“There’s a lack of analysis”
What the Kenyan economist James Shikwati thinks about the G20 Partnership with Africa and the Chinese approach to Africa.
Mr. Shikwati, you are considered an opponent of development aid. At the initiative of Chancellor Angela Merkel, the G20 nations adopted a new approach at their 2017 summit in Hamburg. What do you think of it?
The “G20 Leaders’ Declaration: Shaping an Interconnected World” is a great document that summarizes key challenges in the modern world. Unfortunately the document reveals that the underlying mindset in the G20 approach to Africa is to offer of “help”, and thus an attitude of some unquantifiable “Welcome African ownership…” takes centre stage. The issues given prominence in the African partnership include migration and corruption without elaborating on which weighted scale qualified Africa for this agenda. The document declaration fails to analyse how some of the G20 member country activities in Africa lead to corruption and catalyse migration, for example, through regime change, competition for natural resources, and rigged global market systems.
China most likely studied the weakness of the West’s approach in Africa.
China is taking a different approach in Africa to that taken by the West. What is your opinion of it?
China most likely studied the weakness of the West’s approach in Africa, namely buying artificial stability for fear of migrants from Africa, hiding behind “development aid”, and exporting value systems to further its own commercial interests. The Chinese approach has been that of deals, hardball bargains rather than fronting altruism. In the medium term, it has afforded Africans an alternative source of international cooperation with mega intra-Africa infrastructure projects. The Chinese interests have led to stiff competition among both domestic and international players for tenders for mega-projects. The new “tender wars” have become an underlying force that fuels fierce electoral contests redefining a governance environment that was previously centred on the competition to control raw materials and ethnicity. Once Chinese interests in Africa expand to a significant level, they, too, will likely start to set the agenda for Africa in a similar fashion to what the West has been doing for over 50 years. The alternative scenario is one where Africa takes advantage of both the Chinese and Western interests to grow the continent’s relevance in the global market.

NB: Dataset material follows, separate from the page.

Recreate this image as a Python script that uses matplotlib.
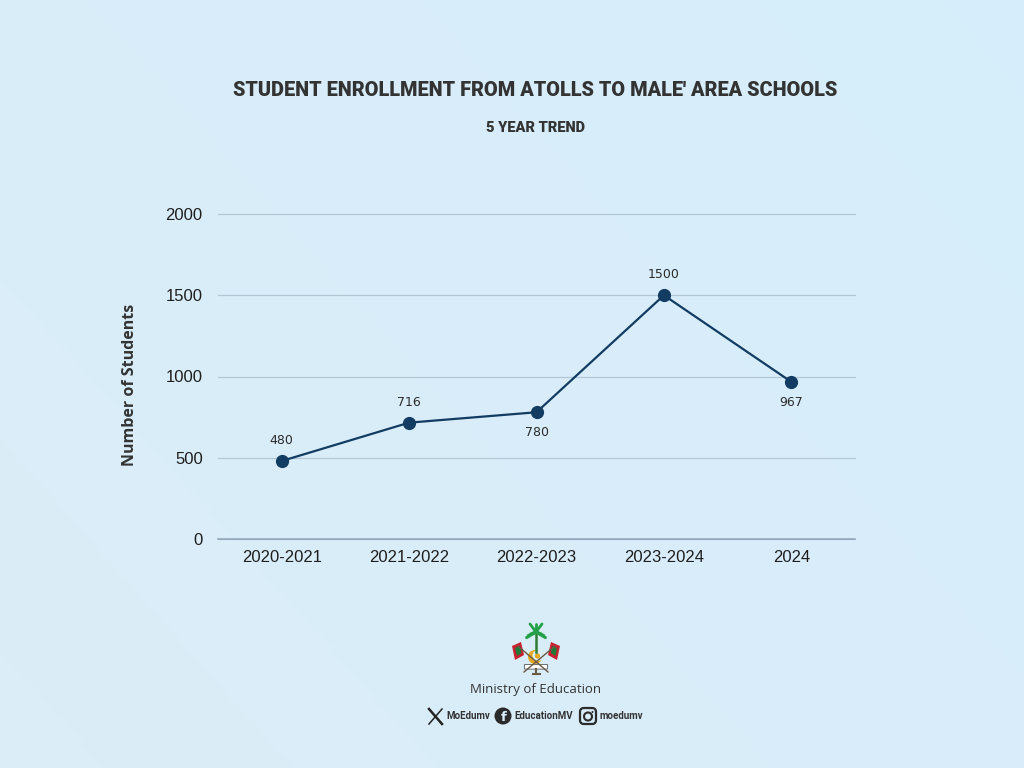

You recently attended the Friedrich-Naumann-Stiftung conference “Start-up Africa – afrikanische Wirtschaft stark machen” in Bonn on strengthening the African economy. What is your advice to interested businesspeople?
Start-ups do not wait to be invited to any market place; they are the pulse, the first responders to market needs that the old players have ignored. Interested business people should work with their counterparts in Africa to create a good business environment, namely a political, legal and regulatory environment without which start-ups suffer stunted growth. In Africa, start-ups are major employers and fill in the gap where governments fail to offer services. With a clear framework to protect intellectual property through a patents system, interested business people can work together with African start-ups to align activities to strategic value chains and tap the huge opportunities that are presented by poor infrastructure, a lack of energy and food security, health, and education, among others.

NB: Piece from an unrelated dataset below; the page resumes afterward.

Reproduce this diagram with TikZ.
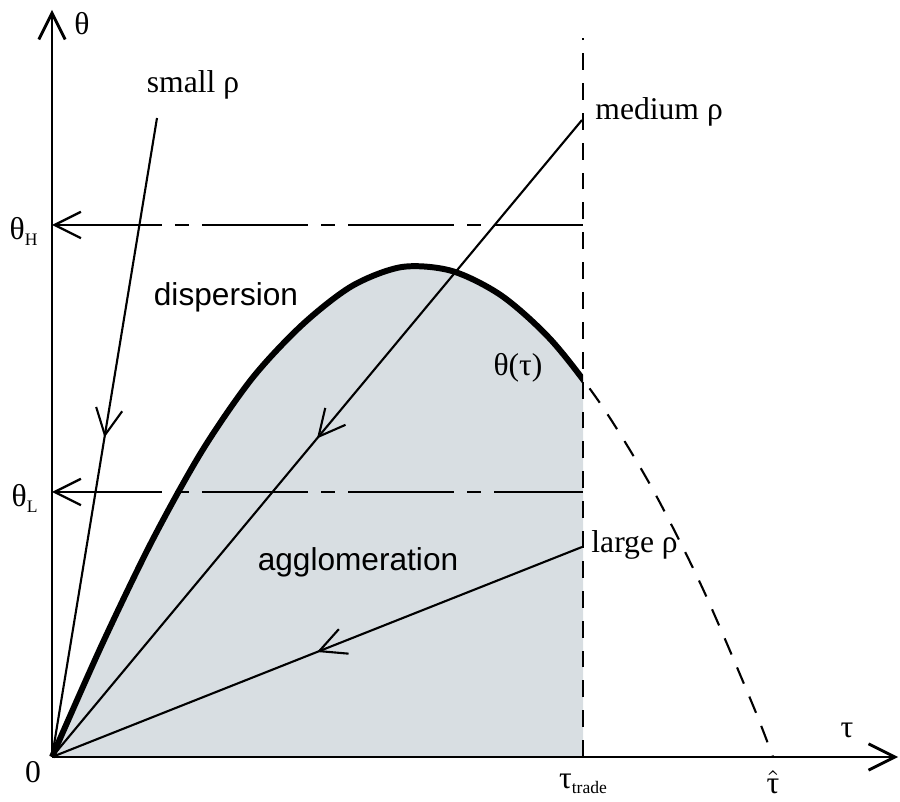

Can you already name a successful example of this, a German company perhaps?
Mobisol Kenya is originally from Germany; they have been successful in providing energy solutions to rural homes that are not on the Kenyan electricity grid and even to some on the grid who nevertheless experience frequent power outages. Kenya is a fertile ground for both tech and non-tech startups which offer solutions in finance, agriculture, logistics and education, among others.
James Shikwati is Director of the Inter Region Economic Network in Kenya and considered an expert on Africa’s economic development, but is also a prominent critic of development aid.